After skimming past a double-page still from “King Kong” and an indicia page with a still from the Hammer Film “The Viking Queen,” we arrive at the contents page, drawn as an old parchment, labeled the “Scroll of Thoth.” A still of Maurice Evans in his ape get-up sits alongside. “Planet of the Apes” was a new release at this time and we’ll get to it shortly.

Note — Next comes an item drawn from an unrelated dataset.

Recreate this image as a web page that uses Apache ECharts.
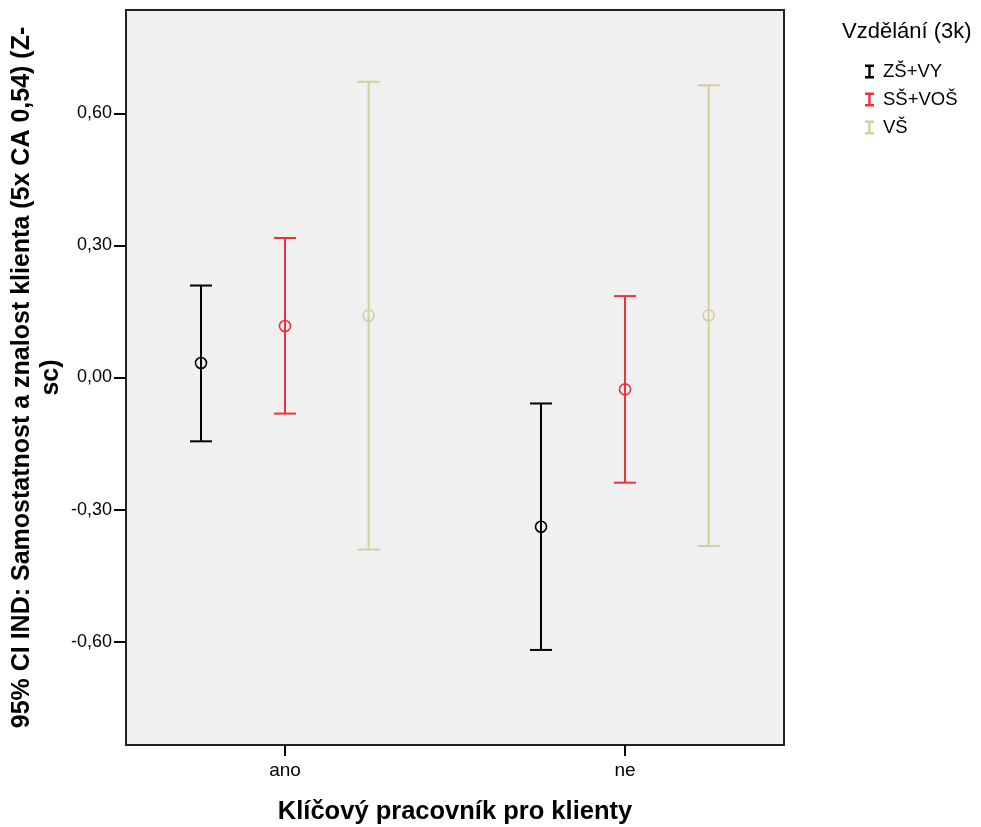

Frankenstein Mini-Reviews covers 30 recently released films. Here’s the full review for “Oh Dad Poor Dad, Mamma’s Hung You in the Closet and I’m Feelin’ So Sad”: “Desperation shows through in incredibly botched Richard Quine film of Arthur Kopit’s off-Broadway success. Monstrous mother Rosalind Russell scurries about with stuffed corpse of husband Jonathan Winters and neurotic son Robert Morse. Flat, pointlessly weirdo mess, devoid of sense or humor. Drastic cutting and frenzied post-production work is no help.” And yet it makes me want to see it! Here’s the full review for a recommended film, “Deathwatch”: “Star Trek’s Leonard Nimoy gets to display human feelings in this Jean Genet drama directed by Vic Morrow of TV’s Combat. Worthy effort captures pinball machine emotions, latent and overt, of imprisoned homosexuals. Vigorous and uncompromising; nice to know that Nimoy and Morrow do not suffer from the Blight of Blandness indigenous to West Coast TVdom.”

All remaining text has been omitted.